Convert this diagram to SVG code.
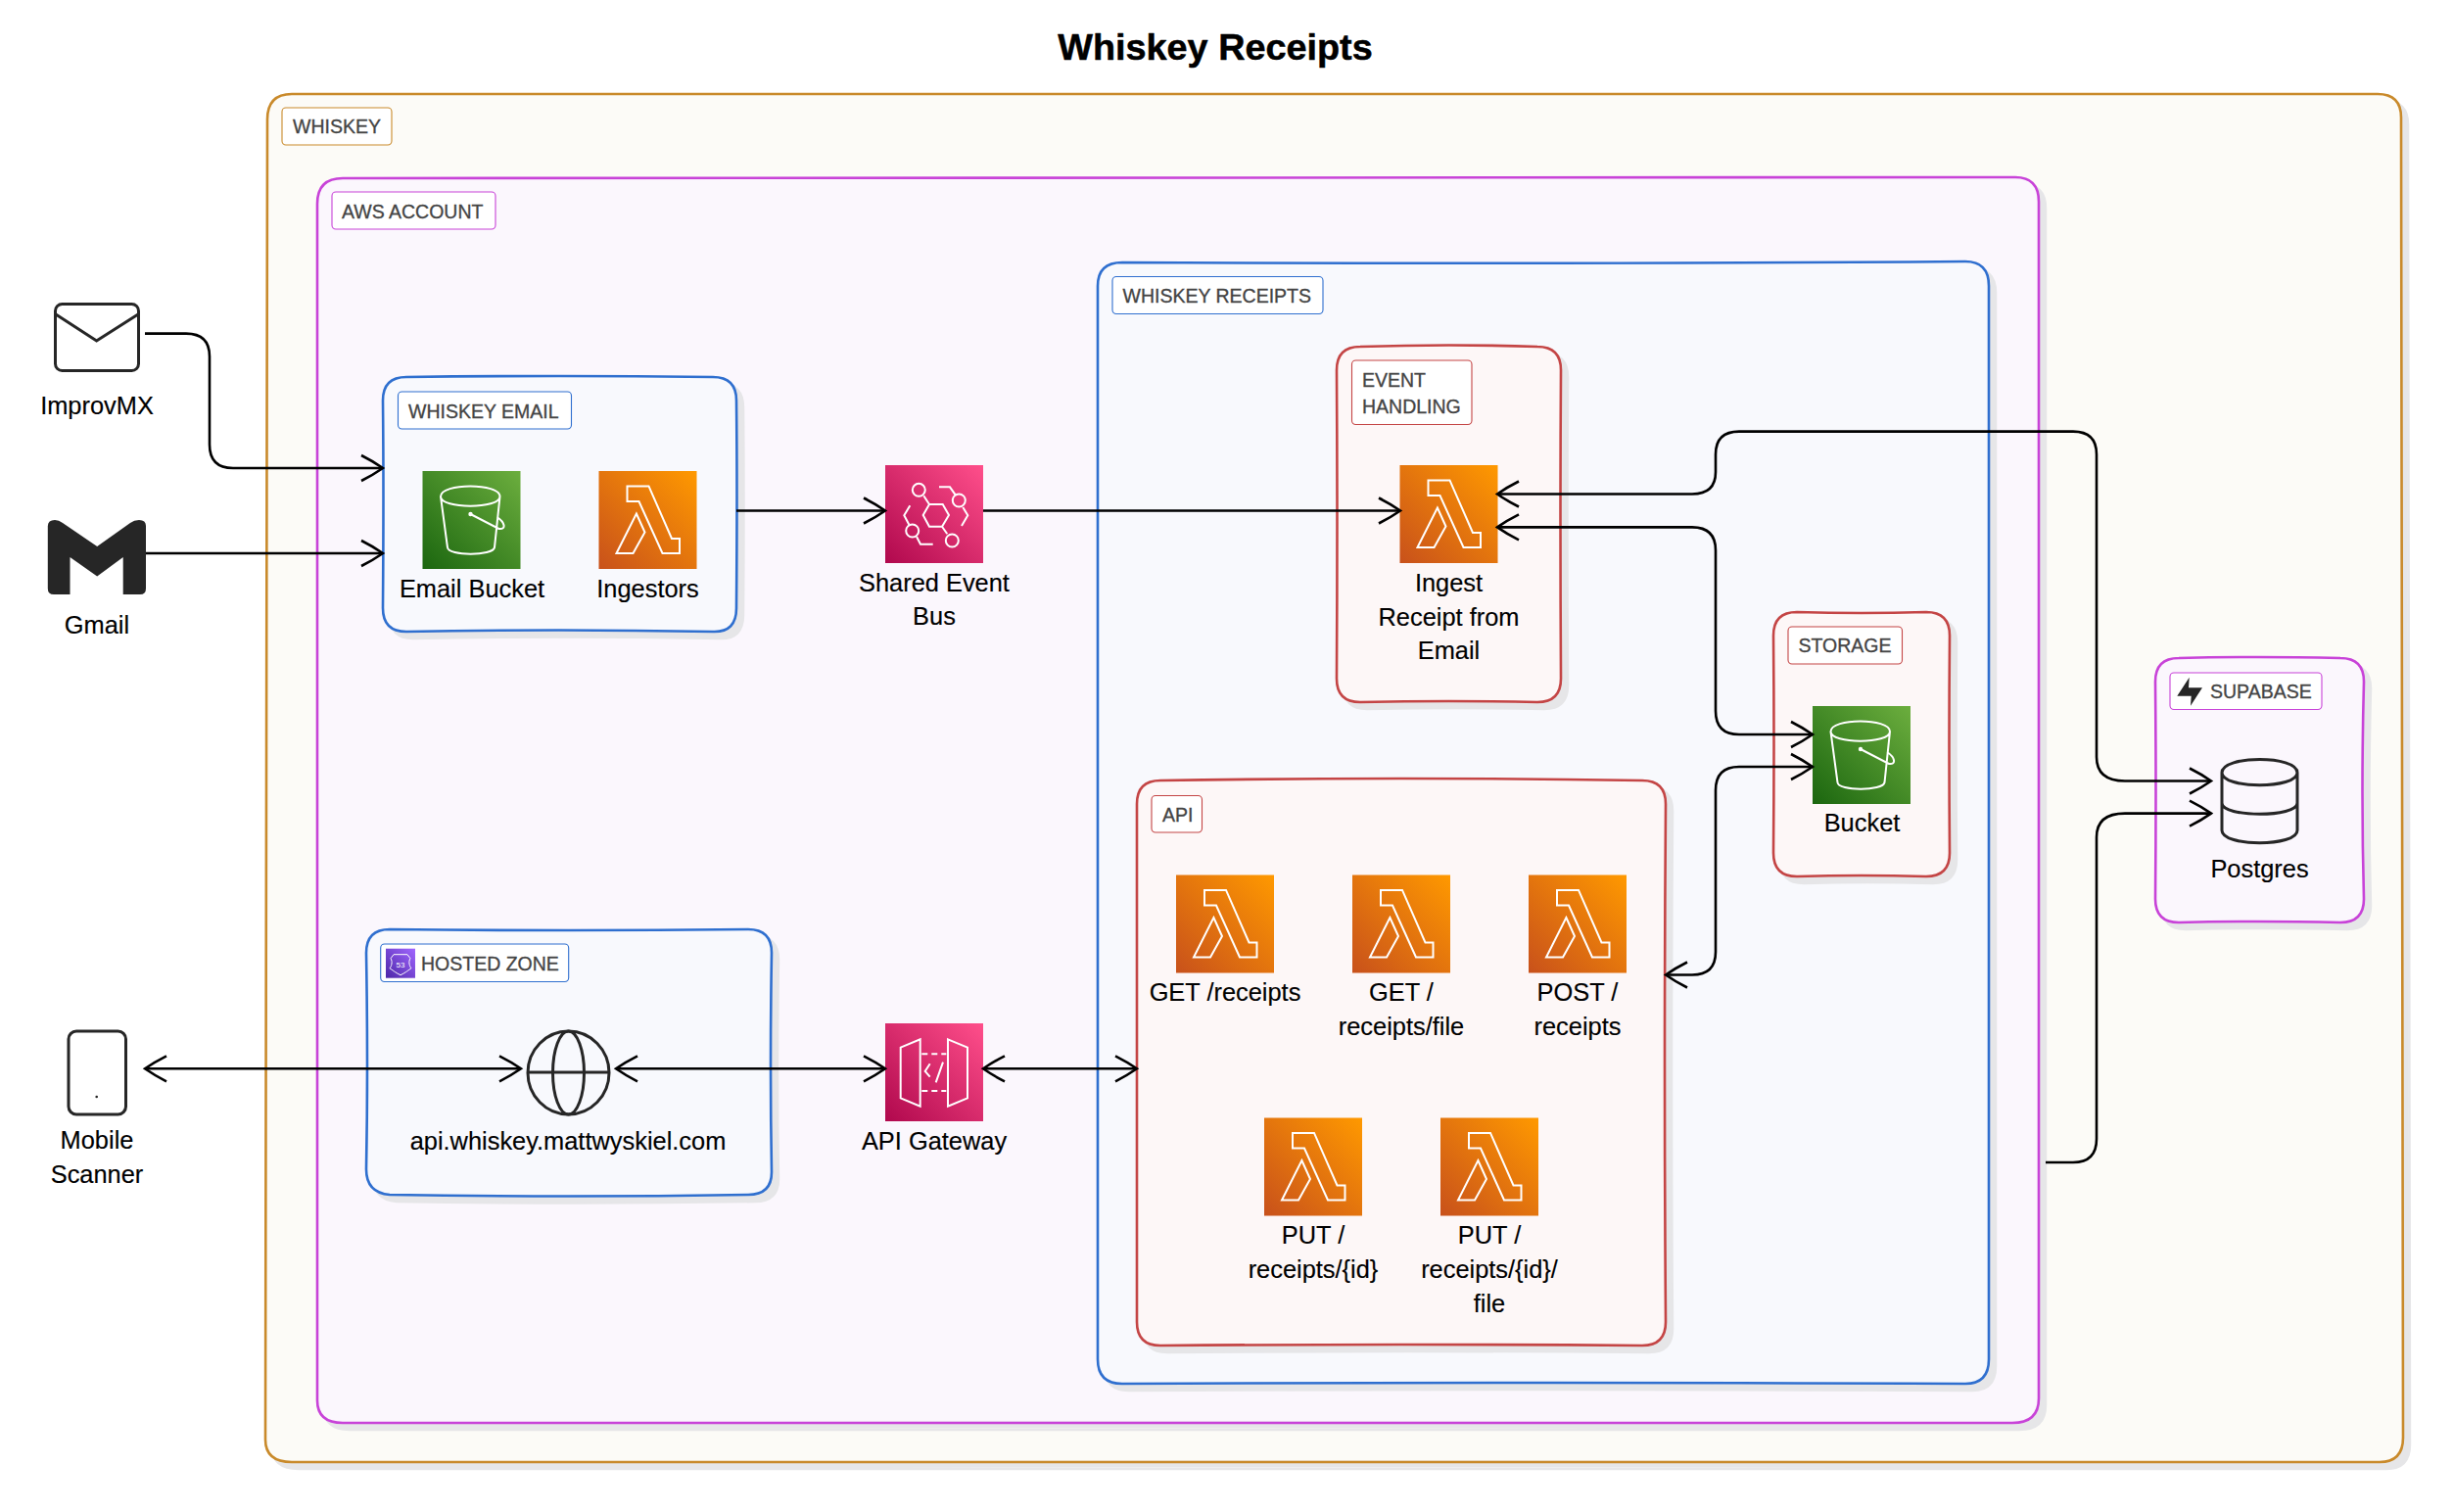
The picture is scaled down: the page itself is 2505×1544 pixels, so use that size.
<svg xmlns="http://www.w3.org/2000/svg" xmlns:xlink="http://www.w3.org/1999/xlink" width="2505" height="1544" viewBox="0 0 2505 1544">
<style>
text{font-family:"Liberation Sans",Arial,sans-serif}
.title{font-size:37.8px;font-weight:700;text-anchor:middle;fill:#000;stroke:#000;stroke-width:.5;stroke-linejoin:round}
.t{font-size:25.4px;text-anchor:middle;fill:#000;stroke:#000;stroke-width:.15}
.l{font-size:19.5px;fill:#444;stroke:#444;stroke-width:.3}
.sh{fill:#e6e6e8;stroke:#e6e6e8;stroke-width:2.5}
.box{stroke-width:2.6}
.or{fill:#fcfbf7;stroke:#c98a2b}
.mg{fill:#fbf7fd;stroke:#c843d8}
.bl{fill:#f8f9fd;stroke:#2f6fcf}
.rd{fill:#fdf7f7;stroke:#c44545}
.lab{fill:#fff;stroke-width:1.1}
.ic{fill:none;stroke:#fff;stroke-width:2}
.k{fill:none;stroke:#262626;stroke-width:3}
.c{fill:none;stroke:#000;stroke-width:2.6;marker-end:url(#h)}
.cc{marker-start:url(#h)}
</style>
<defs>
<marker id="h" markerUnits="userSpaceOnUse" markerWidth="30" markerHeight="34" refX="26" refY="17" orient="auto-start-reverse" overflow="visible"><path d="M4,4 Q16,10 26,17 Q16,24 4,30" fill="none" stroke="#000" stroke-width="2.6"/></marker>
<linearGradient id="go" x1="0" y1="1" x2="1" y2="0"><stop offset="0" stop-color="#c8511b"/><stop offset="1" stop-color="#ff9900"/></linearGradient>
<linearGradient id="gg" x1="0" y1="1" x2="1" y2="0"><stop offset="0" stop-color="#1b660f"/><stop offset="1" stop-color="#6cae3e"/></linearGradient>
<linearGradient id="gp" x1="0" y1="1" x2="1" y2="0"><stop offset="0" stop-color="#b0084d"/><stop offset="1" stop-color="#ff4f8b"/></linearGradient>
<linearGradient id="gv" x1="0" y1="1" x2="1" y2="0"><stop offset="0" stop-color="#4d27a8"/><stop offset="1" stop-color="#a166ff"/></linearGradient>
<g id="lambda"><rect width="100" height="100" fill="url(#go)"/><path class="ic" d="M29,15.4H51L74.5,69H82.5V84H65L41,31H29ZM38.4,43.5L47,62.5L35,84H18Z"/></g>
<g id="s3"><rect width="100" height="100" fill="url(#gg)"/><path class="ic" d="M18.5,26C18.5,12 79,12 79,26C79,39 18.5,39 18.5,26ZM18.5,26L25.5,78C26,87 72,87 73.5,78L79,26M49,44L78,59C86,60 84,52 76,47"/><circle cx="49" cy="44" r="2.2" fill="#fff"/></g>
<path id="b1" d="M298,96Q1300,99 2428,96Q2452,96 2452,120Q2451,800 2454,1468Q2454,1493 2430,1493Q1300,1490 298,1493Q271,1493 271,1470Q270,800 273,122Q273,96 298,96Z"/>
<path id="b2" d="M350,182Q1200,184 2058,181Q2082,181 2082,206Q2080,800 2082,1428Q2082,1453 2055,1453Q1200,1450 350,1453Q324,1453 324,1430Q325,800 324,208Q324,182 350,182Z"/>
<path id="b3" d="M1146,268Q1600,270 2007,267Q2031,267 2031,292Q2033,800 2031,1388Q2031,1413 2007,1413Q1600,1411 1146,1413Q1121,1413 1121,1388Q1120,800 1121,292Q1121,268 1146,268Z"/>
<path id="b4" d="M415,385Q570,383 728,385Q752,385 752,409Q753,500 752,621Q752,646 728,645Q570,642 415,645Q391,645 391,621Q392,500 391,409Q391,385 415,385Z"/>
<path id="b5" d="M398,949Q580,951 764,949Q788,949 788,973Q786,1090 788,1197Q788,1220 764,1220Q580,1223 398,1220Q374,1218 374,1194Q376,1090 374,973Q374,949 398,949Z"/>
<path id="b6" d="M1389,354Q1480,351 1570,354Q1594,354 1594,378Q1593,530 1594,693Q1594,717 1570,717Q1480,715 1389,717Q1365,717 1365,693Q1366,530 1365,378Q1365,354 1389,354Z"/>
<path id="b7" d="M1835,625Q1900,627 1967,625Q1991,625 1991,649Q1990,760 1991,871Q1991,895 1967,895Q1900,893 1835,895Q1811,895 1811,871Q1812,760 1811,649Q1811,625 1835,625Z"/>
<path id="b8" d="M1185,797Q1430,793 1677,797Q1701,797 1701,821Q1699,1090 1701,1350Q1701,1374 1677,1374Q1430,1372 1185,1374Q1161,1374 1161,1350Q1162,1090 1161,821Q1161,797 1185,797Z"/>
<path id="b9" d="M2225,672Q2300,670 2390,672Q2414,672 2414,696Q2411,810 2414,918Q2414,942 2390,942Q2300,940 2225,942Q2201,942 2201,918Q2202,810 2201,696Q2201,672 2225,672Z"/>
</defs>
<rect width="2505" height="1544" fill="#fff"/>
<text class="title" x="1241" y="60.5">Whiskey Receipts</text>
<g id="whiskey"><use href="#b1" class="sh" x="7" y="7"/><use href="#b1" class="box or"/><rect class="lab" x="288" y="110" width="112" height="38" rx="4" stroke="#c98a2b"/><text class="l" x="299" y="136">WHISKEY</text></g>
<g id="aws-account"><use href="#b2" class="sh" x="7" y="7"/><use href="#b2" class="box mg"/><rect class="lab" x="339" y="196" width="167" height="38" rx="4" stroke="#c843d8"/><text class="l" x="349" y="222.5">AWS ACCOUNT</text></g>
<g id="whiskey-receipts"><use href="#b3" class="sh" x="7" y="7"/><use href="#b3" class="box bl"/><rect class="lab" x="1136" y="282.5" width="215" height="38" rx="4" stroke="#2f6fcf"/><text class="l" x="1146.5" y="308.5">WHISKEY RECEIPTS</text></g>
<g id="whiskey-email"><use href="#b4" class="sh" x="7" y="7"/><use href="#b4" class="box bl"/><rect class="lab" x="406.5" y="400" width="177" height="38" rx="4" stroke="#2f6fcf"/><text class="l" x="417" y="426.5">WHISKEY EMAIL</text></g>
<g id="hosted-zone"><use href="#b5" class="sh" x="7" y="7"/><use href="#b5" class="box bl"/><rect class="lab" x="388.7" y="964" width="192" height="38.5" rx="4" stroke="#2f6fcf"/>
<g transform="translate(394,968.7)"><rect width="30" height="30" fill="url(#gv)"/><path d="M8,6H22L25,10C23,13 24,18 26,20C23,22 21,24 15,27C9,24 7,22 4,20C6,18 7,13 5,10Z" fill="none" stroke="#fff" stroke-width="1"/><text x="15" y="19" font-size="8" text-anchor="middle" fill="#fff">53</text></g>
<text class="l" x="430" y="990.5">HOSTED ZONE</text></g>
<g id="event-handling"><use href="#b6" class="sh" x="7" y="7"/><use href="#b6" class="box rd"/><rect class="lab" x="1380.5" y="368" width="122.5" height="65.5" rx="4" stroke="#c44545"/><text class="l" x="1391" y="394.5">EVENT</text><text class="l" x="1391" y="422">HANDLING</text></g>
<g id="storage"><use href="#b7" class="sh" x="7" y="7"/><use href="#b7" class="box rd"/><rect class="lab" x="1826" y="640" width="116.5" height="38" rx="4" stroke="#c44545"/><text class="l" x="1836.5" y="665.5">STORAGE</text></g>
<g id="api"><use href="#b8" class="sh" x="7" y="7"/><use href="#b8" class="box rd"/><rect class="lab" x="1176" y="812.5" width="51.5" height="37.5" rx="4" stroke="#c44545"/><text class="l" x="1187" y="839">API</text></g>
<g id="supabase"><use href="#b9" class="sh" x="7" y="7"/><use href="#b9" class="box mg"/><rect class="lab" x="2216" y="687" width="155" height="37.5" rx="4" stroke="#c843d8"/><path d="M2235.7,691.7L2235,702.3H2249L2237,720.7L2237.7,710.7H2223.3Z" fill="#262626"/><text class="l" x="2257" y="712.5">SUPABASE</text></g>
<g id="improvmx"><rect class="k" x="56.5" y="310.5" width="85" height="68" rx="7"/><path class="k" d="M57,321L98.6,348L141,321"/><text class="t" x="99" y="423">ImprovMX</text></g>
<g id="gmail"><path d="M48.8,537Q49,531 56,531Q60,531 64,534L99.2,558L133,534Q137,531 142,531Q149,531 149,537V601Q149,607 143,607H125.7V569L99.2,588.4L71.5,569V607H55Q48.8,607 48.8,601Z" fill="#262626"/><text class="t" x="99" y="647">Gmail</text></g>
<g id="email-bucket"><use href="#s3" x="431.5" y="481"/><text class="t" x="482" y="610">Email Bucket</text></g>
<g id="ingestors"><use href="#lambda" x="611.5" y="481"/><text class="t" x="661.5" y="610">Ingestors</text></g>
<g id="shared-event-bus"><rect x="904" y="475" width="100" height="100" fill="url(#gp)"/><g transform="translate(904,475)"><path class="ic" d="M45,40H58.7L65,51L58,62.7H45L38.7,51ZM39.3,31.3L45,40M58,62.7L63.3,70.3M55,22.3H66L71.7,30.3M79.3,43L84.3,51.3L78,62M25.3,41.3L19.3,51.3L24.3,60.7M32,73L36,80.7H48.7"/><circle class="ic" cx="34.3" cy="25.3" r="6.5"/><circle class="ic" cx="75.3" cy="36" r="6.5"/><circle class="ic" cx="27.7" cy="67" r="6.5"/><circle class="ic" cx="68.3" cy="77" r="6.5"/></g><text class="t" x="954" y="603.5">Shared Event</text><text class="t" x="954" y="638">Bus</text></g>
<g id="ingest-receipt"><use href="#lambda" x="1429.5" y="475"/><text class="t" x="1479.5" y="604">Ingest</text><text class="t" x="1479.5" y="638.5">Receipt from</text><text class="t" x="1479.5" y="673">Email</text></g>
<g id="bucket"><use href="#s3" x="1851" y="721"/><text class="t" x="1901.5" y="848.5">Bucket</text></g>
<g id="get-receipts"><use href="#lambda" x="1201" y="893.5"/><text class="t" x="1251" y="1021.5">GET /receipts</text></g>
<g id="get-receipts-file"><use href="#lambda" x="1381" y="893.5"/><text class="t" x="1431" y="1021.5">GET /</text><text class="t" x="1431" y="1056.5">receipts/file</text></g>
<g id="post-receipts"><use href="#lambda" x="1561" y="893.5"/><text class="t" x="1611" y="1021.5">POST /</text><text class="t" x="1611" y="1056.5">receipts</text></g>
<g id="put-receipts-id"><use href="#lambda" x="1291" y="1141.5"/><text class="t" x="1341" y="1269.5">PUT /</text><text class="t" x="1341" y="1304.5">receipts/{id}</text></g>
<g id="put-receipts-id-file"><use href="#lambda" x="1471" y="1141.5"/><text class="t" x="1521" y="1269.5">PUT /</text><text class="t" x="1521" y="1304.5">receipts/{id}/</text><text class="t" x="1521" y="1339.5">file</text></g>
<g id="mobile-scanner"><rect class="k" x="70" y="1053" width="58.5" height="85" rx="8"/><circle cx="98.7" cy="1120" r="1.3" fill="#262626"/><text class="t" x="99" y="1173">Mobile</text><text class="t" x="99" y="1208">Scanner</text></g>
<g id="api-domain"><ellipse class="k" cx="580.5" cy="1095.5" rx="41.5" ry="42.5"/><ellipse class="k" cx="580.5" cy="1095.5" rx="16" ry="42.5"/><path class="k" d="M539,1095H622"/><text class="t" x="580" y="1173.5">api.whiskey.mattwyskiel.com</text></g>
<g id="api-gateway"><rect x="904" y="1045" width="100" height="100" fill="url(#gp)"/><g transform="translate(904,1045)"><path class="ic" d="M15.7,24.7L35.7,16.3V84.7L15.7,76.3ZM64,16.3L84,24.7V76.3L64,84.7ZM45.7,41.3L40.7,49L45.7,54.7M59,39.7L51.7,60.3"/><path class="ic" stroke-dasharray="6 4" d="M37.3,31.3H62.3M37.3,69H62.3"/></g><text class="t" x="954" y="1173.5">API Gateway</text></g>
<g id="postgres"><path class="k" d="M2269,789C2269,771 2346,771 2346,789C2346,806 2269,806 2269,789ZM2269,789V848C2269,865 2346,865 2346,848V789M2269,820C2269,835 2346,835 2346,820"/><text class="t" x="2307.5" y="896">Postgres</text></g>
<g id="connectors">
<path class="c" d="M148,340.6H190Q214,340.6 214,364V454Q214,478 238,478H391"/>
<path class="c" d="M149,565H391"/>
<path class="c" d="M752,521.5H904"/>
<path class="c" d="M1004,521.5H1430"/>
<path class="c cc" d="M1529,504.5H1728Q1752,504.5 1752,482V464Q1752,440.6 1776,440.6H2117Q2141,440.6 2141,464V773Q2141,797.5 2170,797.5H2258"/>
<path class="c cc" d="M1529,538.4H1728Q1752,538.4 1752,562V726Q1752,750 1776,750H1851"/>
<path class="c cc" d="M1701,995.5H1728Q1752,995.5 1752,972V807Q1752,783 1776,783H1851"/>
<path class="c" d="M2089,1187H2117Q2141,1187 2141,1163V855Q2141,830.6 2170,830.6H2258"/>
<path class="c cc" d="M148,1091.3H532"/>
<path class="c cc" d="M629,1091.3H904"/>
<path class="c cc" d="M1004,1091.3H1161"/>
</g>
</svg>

→ **EXERCISE GOAL**
Which lines contain "size"? Copy each of them.

→ **IN RESPONSE**
The picture is scaled down: the page itself is 2505×1544 pixels, so use that size.
.title{font-size:37.8px;font-weight:700;text-anchor:middle;fill:#000;stroke:#000;stroke-width:.5;stroke-linejoin:round}
.t{font-size:25.4px;text-anchor:middle;fill:#000;stroke:#000;stroke-width:.15}
.l{font-size:19.5px;fill:#444;stroke:#444;stroke-width:.3}
<g transform="translate(394,968.7)"><rect width="30" height="30" fill="url(#gv)"/><path d="M8,6H22L25,10C23,13 24,18 26,20C23,22 21,24 15,27C9,24 7,22 4,20C6,18 7,13 5,10Z" fill="none" stroke="#fff" stroke-width="1"/><text x="15" y="19" font-size="8" text-anchor="middle" fill="#fff">53</text></g>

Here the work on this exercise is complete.